A German painter; b. at Augsburg about 1460; d. at Isenheim, Alsace, in 1524
Holbein, HANS (THE ELDER HOLBEIN), a German painter; b. at Augsburg about 1460; d. at Isenheim, Alsace, in 1524. Except that he was born in the Bavarian center of art, culture, and commerce, and that his father, Michael, was a well-to-do leather-worker, little is known of his early life. He may have studied in the studio of the great Schongauer, and some authorities state that he married the daughter of the engraver and painter Brickmaer (von Stetten). He is registered among the citizens of Ulm in 1499; he was established in Frankfort in 1501 and subsequently lived and painted at Basle and in Alsace. These wanderings may have been occasioned by financial embarrassments, for he was poor and in debt all his life.
Holbein’s early work shows that he followed van der Weyden and Memling. Then the van Eycks and the Cologne school influenced him for more than a decade. In this, his “dry” period of painting, his subjects were chiefly from the Passion, and, although they exhibit crude grouping and color, and a naive technique, they nevertheless evince a profound sentiment of sincerity and devotion. He was one of the first painters, if not the first, in Germany to avoid angles, lines, and sharp folds in his elaborate draperies. Augsburg was on the high road between Germany and Italy, and Holbein, drinking deeply of Italian culture substituted the softer Southern elements for the precise and archaic German methods. He was one of the first to paint a Renaissance type of background, and to use architectural decoration in his pictures; and in this he became a master. This emancipation of painting (1512-22), begun by the elder Holbein, was to be completed by his son Hans.
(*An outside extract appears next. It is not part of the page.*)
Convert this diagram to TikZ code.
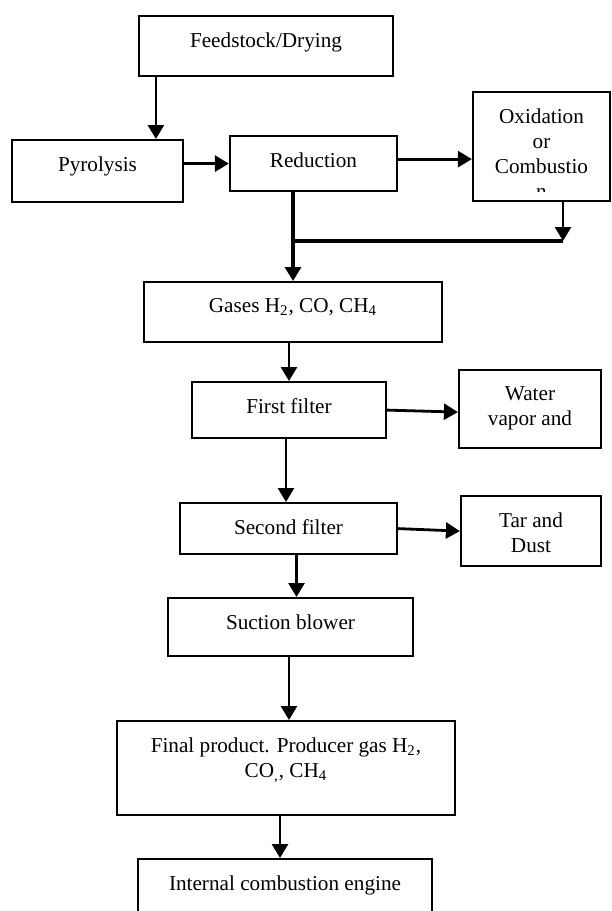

Thus the elder Holbein was a pioneer and leader in the transformation of German art. The majority of the great critics incline to this opinion, while others aver that his poverty and debts were due to his long and notorious resistance to Italian influence. He was a spirited and robust, if sometimes vulgar, painter, a man of imagination and power, possessing a splendid capacity for depicting character. His merits have long been overshadowed by the fame of his son.
The earliest important work of the elder Holbein is a “Madonna and Child” (1492) now in the Moritz Kapelle, Nuremberg. In 1493 he became well known by his altar-piece in Weingarten Abbey; but the most famous of his works is the altar of the basilica of St. Paul (now in the Augsburg Gallery), for it contains a portrait of himself and his two sons, Ambrose and Hans; and the father is pointing with pride to young Hans as if predicting the lad’s future greatness. At Frankfort, in 1501, Holbein painted a large and important altar-piece for the Dominicans and for some time after seems to have won pecuniary success. Forged documents and false inscriptions for a long time ascribed works to the son which modern authorities ascribe to the father. Today the elder Holbein enters into his own. The beautiful “Conception”, painted in 1512 (Augsburg Gallery), and the altar-piece of St. Sebastian (Munich), a triptych with the “Annunciation” and Sts. Elizabeth and Barbara occupying its wings, are two notable pictures recently proved to be by the elder, and not the younger, Holbein. The St. Sebastian altar-piece is generally regarded as his greatest work. His “Madonna Enthroned” is preserved in the Germanic Museum, at Nuremberg, while two portraits by him (probably a man and wife) are in the Hampton Court collection. The sketch books of this prolific artist, preserved at Berlin and Copenhagen, are filled with portraits, chiefly in silver-point, the noteworthy faces therein being the Emperor Maximilian, his fool, Kunz von der Rosen, the Fuggers, and other men conspicuous in commerce and at Court. He and his brother Sigmund painted together—how long, and on what pictures, cannot be discovered; but Hans always signed the work. He gave young Hans his first lessons, and endowed him with his virile force and immense capacity for characterization. About 1520 Holbein was in Alsace and sought refuge with the monks of Isenheim. After his death it is recorded that his son claimed his brushes, paints, and sketch books from the monastery.